Tuesday 14 July 2015 8:58 pm

Will Cameron help women in the workplace by forcing large firms to disclose gender pay data?

Vicky Pryce, chief economic adviser at CEBR and author with Stefan Stern of Why Women Need Quotas (Biteback, 2015), says Yes

Voluntary arrangements have not worked and forcing organisations to publish pay differentials is now essential. Interestingly young women do better than young men in their 20s. But thereafter the trend changes and the pay gap moves against them in their 30s, reaching 30 per cent by the age of 40, and peaking at 45 per cent at the age of 49.

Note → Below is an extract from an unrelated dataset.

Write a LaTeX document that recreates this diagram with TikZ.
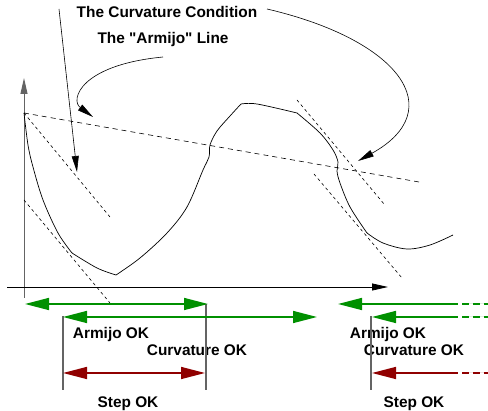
\documentclass[tikz,border=0pt]{standalone}
\usepackage{fontspec}
\setmainfont{Liberation Sans}[Ligatures=TeXOff]
\usetikzlibrary{arrows.meta}
\definecolor{fgreen}{RGB}{0,144,0}
\definecolor{fred}{RGB}{144,0,0}
\definecolor{axgray}{RGB}{100,100,100}
\tikzset{bigtip/.tip={Triangle[length=24pt,width=12pt]}}
\begin{document}
\begin{tikzpicture}[x=1pt,y=-1pt,
  lbl/.style={font=\bfseries\fontsize{15.4}{18}\selectfont, inner sep=0pt, anchor=base},
  blk/.style={-{Triangle[length=16pt,width=7pt]}, line width=0.6pt},
  fn/.style={line width=0.7pt},
  armline/.style={line width=0.6pt, dash pattern=on 5pt off 4pt},
  tanline/.style={line width=0.6pt, dash pattern=on 3pt off 3pt},
  grn/.style={line width=1.5pt, draw=fgreen, fill=fgreen},
  red/.style={line width=1.5pt, draw=fred, fill=fred},
  ext/.style={line width=1.5pt, dash pattern=on 7pt off 4pt},
  bar/.style={line width=1.2pt, draw=axgray}
]
\useasboundingbox (0,0) rectangle (488,411);

% texts
\node[lbl] (curvtxt) at (167,18) {The Curvature Condition};
\node[lbl] (armtxt) at (163,44) {The "Armijo" Line};
\node[lbl] (aok1) at (111,339) {Armijo OK};
\node[lbl] (cok1) at (197,356) {Curvature OK};
\node[lbl] (sok1) at (128,408) {Step OK};
\node[lbl] (aok2) at (388,339) {Armijo OK};
\node[lbl] (cok2) at (414,356) {Curvature OK};
\node[lbl] (sok2) at (414,408) {Step OK};

% axes
\coordinate (ybot) at (24,298);
\coordinate (ytop) at (24,78);
\coordinate (xl) at (7,287);
\coordinate (xr) at (388,287);
\draw[blk, draw=axgray, line width=1pt] (ybot) -- (ytop);
\draw[blk, line width=0.8pt] (xl) -- (xr);

% dashed lines
\coordinate (P0) at (24,113);
\coordinate (Aend) at (419,182);
\coordinate (T1end) at (110,217);
\coordinate (T2a) at (24,200);
\coordinate (T2b) at (110,303);
\coordinate (T3a) at (297,100);
\coordinate (T3b) at (384,204);
\coordinate (T4a) at (314,174);
\coordinate (T4b) at (402,278);
\draw[armline] (P0) -- (Aend);
\draw[tanline] (P0) -- (T1end);
\draw[tanline] (T2a) -- (T2b);
\draw[tanline] (T3a) -- (T3b);
\draw[tanline] (T4a) -- (T4b);

% function
\draw[fn] plot[smooth, tension=0.55] coordinates {(24,113) (28,145) (33,167) (43,200) (58,233) (72,253)};
\draw[fn] plot[smooth, tension=0.55] coordinates {(72,253) (97,268) (116,275)};
\draw[fn] plot[smooth, tension=0.55] coordinates {(116,275) (140,258) (167,233) (187,207) (203,170) (209,157) (210,145) (217,131) (230,116) (241,104)};
\draw[fn] plot[smooth, tension=0.55] coordinates {(241,104) (257,104) (297,113)};
\draw[fn] plot[smooth, tension=0.55] coordinates {(297,113) (320,133) (333,150) (338,162) (337,171) (340,183) (350,207) (367,233)};
\draw[fn] plot[smooth, tension=0.55] coordinates {(367,233) (383,243) (407,249) (430,245) (453,235)};

% annotation arrows
\coordinate (c1s) at (59,9);
\coordinate (c1e) at (77,172);
\draw[blk] (c1s) -- (c1e);
\coordinate (c2s) at (267,9);
\coordinate (c2e) at (358,161);
\draw[blk] (c2s) .. controls (400,40) and (450,110) .. (c2e);
\coordinate (a1s) at (163,57);
\coordinate (a1e) at (93,117);
\draw[blk] (a1s) .. controls (80,65) and (70,100) .. (a1e);

% vertical bars
\coordinate (v1t) at (63,316); \coordinate (v1b) at (63,390);
\coordinate (v2t) at (206,304); \coordinate (v2b) at (206,390);
\coordinate (v3t) at (371,316); \coordinate (v3b) at (371,390);
\draw[bar] (v1t) -- (v1b);
\draw[bar] (v2t) -- (v2b);
\draw[bar] (v3t) -- (v3b);

% green arrows
\coordinate (g1l) at (25,304); \coordinate (g1r) at (208,304);
\coordinate (g2l) at (63,317); \coordinate (g2r) at (317,317);
\draw[grn, {bigtip}-{bigtip}] (g1l) -- (g1r);
\draw[grn, {bigtip}-{bigtip}] (g2l) -- (g2r);
\coordinate (g3l) at (338,304); \coordinate (g3m) at (458,304); \coordinate (g3n) at (462,304); \coordinate (g3r) at (488,304);
\coordinate (g4l) at (372,317); \coordinate (g4m) at (458,317); \coordinate (g4n) at (462,317); \coordinate (g4r) at (488,317);
\draw[grn, {bigtip}-] (g3l) -- (g3m);
\draw[grn, ext] (g3n) -- (g3r);
\draw[grn, {bigtip}-] (g4l) -- (g4m);
\draw[grn, ext] (g4n) -- (g4r);

% red arrows
\coordinate (r1l) at (63,373); \coordinate (r1r) at (205,373);
\draw[red, {bigtip}-{bigtip}] (r1l) -- (r1r);
\coordinate (r2l) at (372,373); \coordinate (r2m) at (458,373); \coordinate (r2n) at (462,373); \coordinate (r2r) at (488,373);
\draw[red, {bigtip}-] (r2l) -- (r2m);
\draw[red, ext] (r2n) -- (r2r);
\end{tikzpicture}
\end{document}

There are reasons for this. But paying women properly makes sense for the economy and for the organisations that employ them. We lose out in terms of productivity if skilled women are disincentivised to work at their best pace. Their purchasing power and hence contribution to growth is also affected if they are paid less for what they do. And firms lose out if they are not able to keep the women they have invested in.

Women either don’t ask for better pay or don’t know what is going on within their firms. Without proper role models, they leave in great numbers, reducing the pool of labour at the top. So transparency is a must.

Kate Andrews, head of communications at the Adam Smith Institute, says No

Gender pay gap stats are already manipulated to suggest that women are the targets of sexist employers throughout the UK. But the facts simply don’t support this. Women aged 22-39 working more than 30 hours a week are paid more hourly than their male counterparts.

There’s also evidence that women who stay on their career path are more likely to be promoted by their employers. Furthermore, if women truly earned less for “being women”, employers would surely drop their male staff to increase their profits. The truth behind the pay gap is not gender discrimination, but rather different choices down the line that lead some women to value other things in life more than their salary.

If large businesses are forced to publish their alleged pay gaps, we will be left with more meaningless, inaccurate numbers that will only perpetuate the myth. The numerous and complex factors that go into determining salary cannot simply be explained by a number on a spreadsheet.